Beşiktaşlı Ayağa Kalk!
Önce şu basın açıklamasını okuyun son kelimesine kadar:
'Ayazma-Tepe Üstü Kentsel Dönüşüm Projesi mağdurları olarak Küçükçekmece Atatürk parkı’ndaki bekleyişimizin 21. hafta sına girdik. Kamu idarecilerinin bizlere sözler verip tutmamasından gına gelmiş vatandaşlar olarak hem verilen sözlerin tutulmasını sağlamak hem de verdiğimiz dilekçelerin bürokrasinin unutulmuş derinliklerinde kaybolmasına mani olmak için,
4 yıl barakada-sokakta kaldıktan sonra kabul edilen hak sahipliğimizin gereğinin yerine getirilmesini istemekteyiz.
Bu hafta da 19 eylül 2010 pazar günü saat 09:00 'de başlayıp pazar günü saat 18:00 arasında Küçükçekmece belediye binası yanındaki Atatürk Parkı'nda adaletin tecellisini bekleyeceğiz.

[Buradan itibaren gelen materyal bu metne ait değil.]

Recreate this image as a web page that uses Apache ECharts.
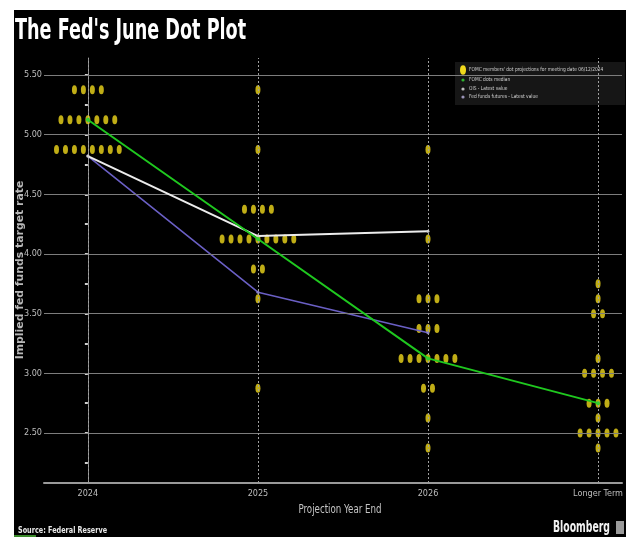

Belediye’nin de, hükümetin de yanı başındayız.... Kadın, erkek, yaşlı, genç, çocuk, hasta, 21 haftadır, nöbetteyiz. Elde ettiğimiz haklara rağmen bizi gören, duyan yok.. Yeni öğrenim yılında çocuklarımızı hangi okula göndereceğimizi bilmek hakkımız. Onlara reva görülen bir kış daha sokaklarda yatıp kalkmak ve parka en yakın okula gidip gelmek olmamalı.
Bu vesileyle kamu yöneticilerinin millete verdikleri sözleri tutmamasından rahatsız olan herkesi, aşağıda verdiğimiz adreslerle Küçükçekmece Belediyesi’ne ve Toki’ye yazarak, e-posta göndererek, ziyaretimize gelerek veya kendi buldukları her yöntemle, desteklerinizi bekliyoruz.'
İkitelli Ayazma-Tepeüstü
Kentsel Dönüşüm Projesi Mağduru Aileler
Aileler geçen pazar gün boyu beklediler ama seslerini yine duyan hiçkimse olmadı.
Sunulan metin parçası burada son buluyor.